MTN Foundation intros literacy app Feed the Monster
The MTN SA Foundation has partnered with US-based non-profit organisation Curious Learning and Bellavista School, to bring child literacy app Feed the Monster to SA.
The launch of the app ties in with MTN’s ongoing commitment to help improve literacy, education and ICT skills to provide South African children with the immense opportunities of the fourth industrial revolution, notes MTN.
Originally introduced in 2016, Feed the Monster is an online game that teaches children the fundamentals of reading. It is a joint venture between global firms: Web and mobile applications development studio The App Factory, The Centre for Educational Technology, and the International Rescue Committee. It is available in 30 countries across the globe, in 45 languages.
The Android app, in pilot phase locally, is targeted at learners between the ages of six and eight. Learning is presented in an instructional and gamification format, where learners are able to access reading instructions via a specialised curriculum, which can be taught either in the classroom with the assistance of a teacher, or at home with parents.
“Urgent action is needed as a lack of access to reading material and textbooks are two of the main reasons 78% of South African children in grade three still can’t read for meaning,” says Kusile Mtunzi-Hairwadzi, GM of the MTN SA Foundation.
“This is not helped by the fact that only 29% of the poorest primary schools in the country reportedly have access to in-school libraries.”
During the game, children are required to match letters with sounds, by collecting monster eggs and feeding them alphabet letters, giving them the ability to learn that sounds combined with words make sentences that carry meaning.
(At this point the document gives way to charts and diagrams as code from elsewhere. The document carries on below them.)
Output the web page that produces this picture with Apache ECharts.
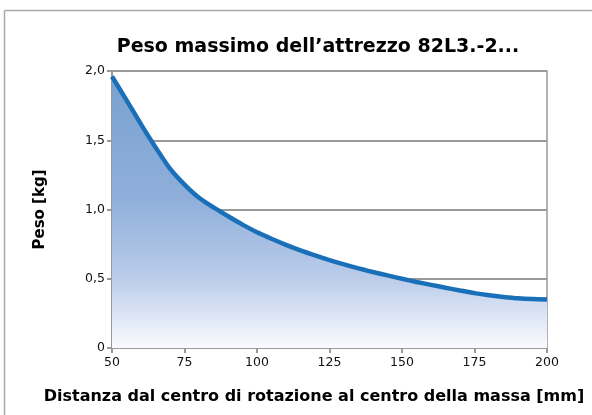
<!DOCTYPE html>
<html>
<head>
<meta charset="utf-8">
<script src="https://cdn.jsdelivr.net/npm/echarts@6/dist/echarts.min.js"></script>
<style>html,body{margin:0;padding:0;background:#fff;overflow:hidden}#c{width:592px;height:415px}</style>
</head>
<body>
<div id="c"></div>
<script>
const distances = [50, 55, 60, 65, 70, 75, 80, 85, 90, 95, 100, 105, 110, 115, 120, 125, 130, 135, 140, 145, 150, 155, 160, 165, 170, 175, 180, 185, 190, 195, 200];
const weights = [1.96, 1.79, 1.615, 1.45, 1.295, 1.18, 1.085, 1.015, 0.952, 0.891, 0.836, 0.789, 0.745, 0.705, 0.669, 0.635, 0.604, 0.575, 0.549, 0.524, 0.50, 0.477, 0.456, 0.435, 0.415, 0.396, 0.381, 0.369, 0.359, 0.353, 0.35];
const xTicks = [50, 75, 100, 125, 150, 175, 200];
const yTicks = [0, 0.5, 1.0, 1.5, 2.0];
const chartTitle = "Peso massimo dell\u2019attrezzo 82L3.-2...";
const xName = "Distanza dal centro di rotazione al centro della massa [mm]";
const yName = "Peso [kg]";

const font = "'DejaVu Sans', sans-serif";
const chart = echarts.init(document.getElementById('c'), null, {renderer: 'canvas'});
chart.setOption({
  animation: false,
  backgroundColor: '#fff',
  graphic: [{
    type: 'line', z: -10,
    shape: {x1: 4.5, y1: 10.5, x2: 700, y2: 10.5},
    style: {stroke: '#aaaaaa', lineWidth: 1.5}
  }, {
    type: 'line', z: -10,
    shape: {x1: 4.5, y1: 10.5, x2: 4.5, y2: 700},
    style: {stroke: '#aaaaaa', lineWidth: 1.5}
  }],
  title: [{
    text: chartTitle, left: 313, top: 33, textAlign: 'center',
    textStyle: {fontFamily: font, fontWeight: 'bold', fontSize: 19, color: '#000'}
  }, {
    text: xName, left: 309, top: 384, textAlign: 'center',
    textStyle: {fontFamily: font, fontWeight: 'bold', fontSize: 16, color: '#000'}
  }],
  grid: {left: 112, right: 45, top: 71, bottom: 67, show: true, borderColor: '#999', borderWidth: 1.5, backgroundColor: 'transparent'},
  xAxis: {
    type: 'value', min: 50, max: 200, interval: 25,
    axisLine: {show: true, lineStyle: {color: '#999', width: 2}},
    axisTick: {show: true, length: 5, lineStyle: {color: '#999', width: 2}},
    axisLabel: {fontFamily: font, fontSize: 12.5, color: '#111', margin: 8,
      formatter: v => xTicks.includes(v) ? String(v) : ''},
    splitLine: {show: false}
  },
  yAxis: {
    type: 'value', min: 0, max: 2, interval: 0.5,
    name: yName, nameLocation: 'middle', nameGap: 64, nameRotate: 90,
    nameTextStyle: {fontFamily: font, fontWeight: 'bold', fontSize: 15, color: '#000'},
    axisLine: {show: true, lineStyle: {color: '#999', width: 2}},
    axisTick: {show: true, length: 5, lineStyle: {color: '#999', width: 2}},
    axisLabel: {fontFamily: font, fontSize: 12.5, color: '#111', margin: 7,
      formatter: v => yTicks.includes(v) ? (v === 0 ? '0' : v.toFixed(1).replace('.', ',')) : ''},
    splitLine: {show: true, lineStyle: {color: '#999', width: 2}}
  },
  series: [{
    type: 'line',
    data: distances.map((d, i) => [d, weights[i]]),
    smooth: 0.25,
    showSymbol: false,
    lineStyle: {color: '#1a70b8', width: 4.5},
    areaStyle: {
      opacity: 1,
      color: new echarts.graphic.LinearGradient(0, 0, 0, 1, [
        {offset: 0, color: '#7aa1d0'},
        {offset: 0.45, color: '#8fafda'},
        {offset: 0.75, color: '#bccdea'},
        {offset: 1, color: '#fafbfe'}
      ])
    }
  }]
});
</script>
</body>
</html>
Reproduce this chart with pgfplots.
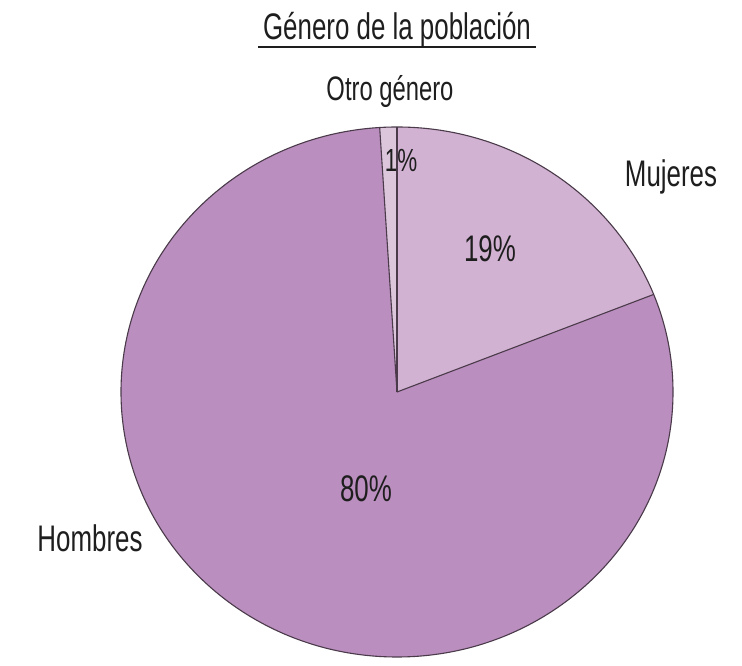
\documentclass[border=0pt]{standalone}
\usepackage{pgfplots}
\usepackage{pgfplotstable}
\pgfplotsset{compat=1.18}
\usepackage{fontspec}
\setmainfont[FakeStretch=0.7]{Liberation Sans}
\definecolor{hom}{HTML}{BA8EBE}
\definecolor{muj}{HTML}{D2B2D2}
\definecolor{otr}{HTML}{DCC6DC}
\definecolor{edge}{HTML}{4A3A4A}
\definecolor{txt}{HTML}{1E1E1E}
\pgfplotstableread{
label value
Otro 1
Hombres 80
Mujeres 19
}\slices
\pgfplotstablegetelem{0}{value}\of\slices \let\vOtro\pgfplotsretval
\pgfplotstablegetelem{1}{value}\of\slices \let\vHom\pgfplotsretval
\pgfplotstablegetelem{2}{value}\of\slices \let\vMuj\pgfplotsretval
\pgfmathsetmacro\aA{90}
\pgfmathsetmacro\aB{90+3.6*\vOtro}
\pgfmathsetmacro\aC{\aB+3.6*\vHom}
\pgfmathsetmacro\aD{\aC+3.6*\vMuj}
\begin{document}
\begin{tikzpicture}
\begin{axis}[width=742pt,height=660pt,scale only axis,
  xmin=0,xmax=742,ymin=0,ymax=660,hide axis,clip=false]
\path (axis cs:0,0) rectangle (axis cs:742,660);
\def\cx{397}\def\cy{268}
\fill[otr] (axis cs:\cx,\cy) -- ++(\aA:276pt and 265pt) arc[start angle=\aA, end angle=\aB, x radius=276pt, y radius=265pt] -- cycle;
\fill[hom] (axis cs:\cx,\cy) -- ++(\aB:276pt and 265pt) arc[start angle=\aB, end angle=\aC, x radius=276pt, y radius=265pt] -- cycle;
\fill[muj] (axis cs:\cx,\cy) -- ++(\aC:276pt and 265pt) arc[start angle=\aC, end angle=\aD, x radius=276pt, y radius=265pt] -- cycle;
\draw[edge, line width=1.1pt] (axis cs:\cx,\cy) ellipse[x radius=276pt, y radius=265pt];
\draw[edge, line width=1.1pt] (axis cs:\cx,\cy) -- ++(\aA:276pt and 265pt);
\draw[edge, line width=1.1pt] (axis cs:\cx,\cy) -- ++(\aB:276pt and 265pt);
\draw[edge, line width=1.1pt] (axis cs:\cx,\cy) -- ++(\aC:276pt and 265pt);
\begin{scope}[every node/.style={text=txt, inner sep=0pt, anchor=base}]
\node[font=\fontsize{37}{40}\selectfont] at (axis cs:397,620) {Género de la población};
\node[font=\fontsize{34}{38}\selectfont] at (axis cs:390,559) {Otro género};
\node[font=\fontsize{32}{36}\selectfont] at (axis cs:401,488) {\vOtro\%};
\node[font=\fontsize{37}{40}\selectfont] at (axis cs:671,473) {Mujeres};
\node[font=\fontsize{37}{40}\selectfont] at (axis cs:490,398) {\vMuj\%};
\node[font=\fontsize{37}{40}\selectfont] at (axis cs:366,158) {\vHom\%};
\node[font=\fontsize{37}{40}\selectfont] at (axis cs:90,108) {Hombres};
\end{scope}
\draw[txt, line width=1.3pt] (axis cs:258,613) -- (axis cs:536,613);
\end{axis}
\end{tikzpicture}
\end{document}
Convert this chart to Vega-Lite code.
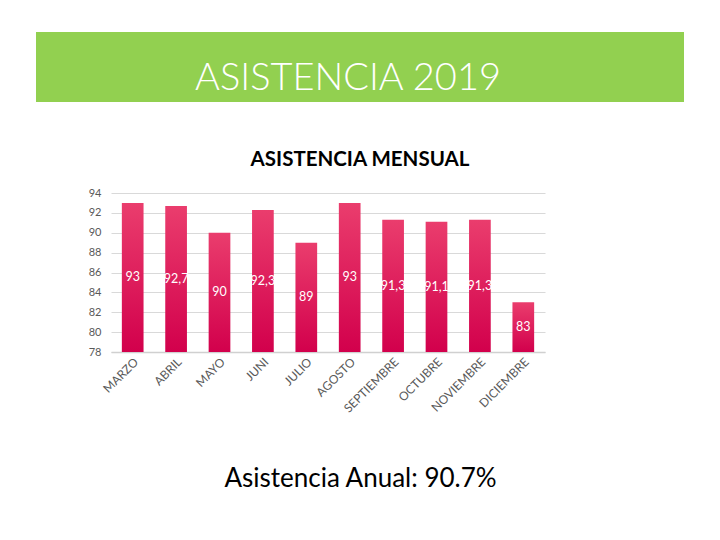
{
  "$schema": "https://vega.github.io/schema/vega-lite/v6.json",
  "background": "white",
  "padding": {"left": 36, "top": 32, "right": 0, "bottom": 0},
  "spacing": 47,
  "config": {"view": {"stroke": null}, "font": "Lato"},
  "vconcat": [
    {
      "width": 648,
      "height": 70,
      "view": {"fill": "#92D050", "stroke": null},
      "data": {"values": [{"t": "ASISTENCIA 2019"}]},
      "mark": {"type": "text", "fontSize": 38, "color": "white", "baseline": "middle", "align": "center", "fontWeight": 300, "dy": 12, "dx": -12},
      "encoding": {"text": {"field": "t", "type": "nominal"}}
    },
    {
      "spacing": 0,
      "hconcat": [
        {
          "width": 1,
          "height": 159,
          "data": {"values": [{"t": ""}]},
          "mark": {"type": "text", "opacity": 0},
          "encoding": {"text": {"field": "t", "type": "nominal"}}
        },
        {
          "width": 434,
          "height": 159,
          "title": {"text": "ASISTENCIA MENSUAL", "fontSize": 20.5, "fontWeight": "bold", "color": "#000000", "dx": 32, "offset": 17, "font": "Lato"},
          "data": {"values": [
            {"mes": "MARZO", "valor": 93},
            {"mes": "ABRIL", "valor": 92.7},
            {"mes": "MAYO", "valor": 90},
            {"mes": "JUNI", "valor": 92.3},
            {"mes": "JULIO", "valor": 89},
            {"mes": "AGOSTO", "valor": 93},
            {"mes": "SEPTIEMBRE", "valor": 91.3},
            {"mes": "OCTUBRE", "valor": 91.1},
            {"mes": "NOVIEMBRE", "valor": 91.3},
            {"mes": "DICIEMBRE", "valor": 83}
          ]},
          "transform": [
            {"calculate": "(datum.valor + 78) / 2", "as": "medio"},
            {"calculate": "replace(toString(datum.valor), '.', ',')", "as": "etiqueta"}
          ],
          "encoding": {
            "x": {
              "field": "mes", "type": "nominal", "sort": null,
              "scale": {"paddingInner": 0.5, "paddingOuter": 0.25},
              "axis": {
                "title": "Asistencia Anual: 90.7%",
                "titleFontSize": 26, "titleFontWeight": "normal", "titleColor": "#000000", "titleFont": "Lato",
                "titleX": 249, "titleY": 126, "titleAlign": "center", "titleBaseline": "middle",
                "labelAngle": -45, "labelFontSize": 12, "labelColor": "#595959", "labelFont": "Lato",
                "ticks": false, "domainColor": "#D0D0D0", "domainWidth": 1.5, "labelPadding": 4
              }
            }
          },
          "layer": [
            {
              "mark": {"type": "bar", "color": {"gradient": "linear", "x1": 0, "y1": 0, "x2": 0, "y2": 1, "stops": [{"offset": 0, "color": "#EA3D6D"}, {"offset": 1, "color": "#D2004C"}]}},
              "encoding": {
                "y": {
                  "field": "valor", "type": "quantitative",
                  "scale": {"domain": [78, 94], "zero": false, "nice": false},
                  "axis": {
                    "title": null, "values": [78, 80, 82, 84, 86, 88, 90, 92, 94],
                    "gridColor": "#D9D9D9", "domain": false, "ticks": false,
                    "labelPadding": 10, "labelColor": "#595959", "labelFontSize": 11, "labelFont": "Lato",
                    "minExtent": 74
                  }
                },
                "y2": {"datum": 78}
              }
            },
            {
              "mark": {"type": "text", "color": "white", "fontSize": 12.5, "baseline": "middle"},
              "encoding": {
                "y": {
                  "field": "medio", "type": "quantitative",
                  "axis": {
                    "title": null, "values": [78, 80, 82, 84, 86, 88, 90, 92, 94],
                    "gridColor": "#D9D9D9", "domain": false, "ticks": false,
                    "labelPadding": 10, "labelColor": "#595959", "labelFontSize": 11, "labelFont": "Lato",
                    "minExtent": 74
                  }
                },
                "text": {"field": "etiqueta", "type": "nominal"}
              }
            }
          ]
        }
      ]
    }
  ]
}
In recognition of the importance of using the mother tongue to foster literacy at foundation level, MTN says it has played a key role in facilitating the localisation of the app into all 11 official South African languages.
“We are pleased to be able to bring the transformative power of technology to SA’s children. Not only does this bridge the digital divide and prepare our children for a future in the information age, but we are also providing the basic building blocks for early childhood education,” notes Mtunzi-Hairwadzi.
Curious Learning will scale the literacy impact of Feed the Monster in SA by localising and distributing two learning apps. The first focuses on fundamental reading skills; the second on providing a collection of interactive e-books that act as “training wheels” for young readers. Together, these apps will provide a springboard for many children to begin their journey of learning to read.
Alison Scott, principal of Bellavista School, says case studies and reports from other parts of the world highlight the immense strides which can be made by harnessing mobile and app-based solutions.
“In Syria, where an estimated 2.3 million children are out of school because of violent conflict, the Feed the Monster app resulted in positive learning outcomes in all age groups.
“The rate of change for younger children was an impressive 34% on the syllable sub-task, versus a 27% change rate for older children. The improvement in oral reading fluency was even more remarkable, with a 75% increase from baseline for younger children, while older children achieved an 18% increase.”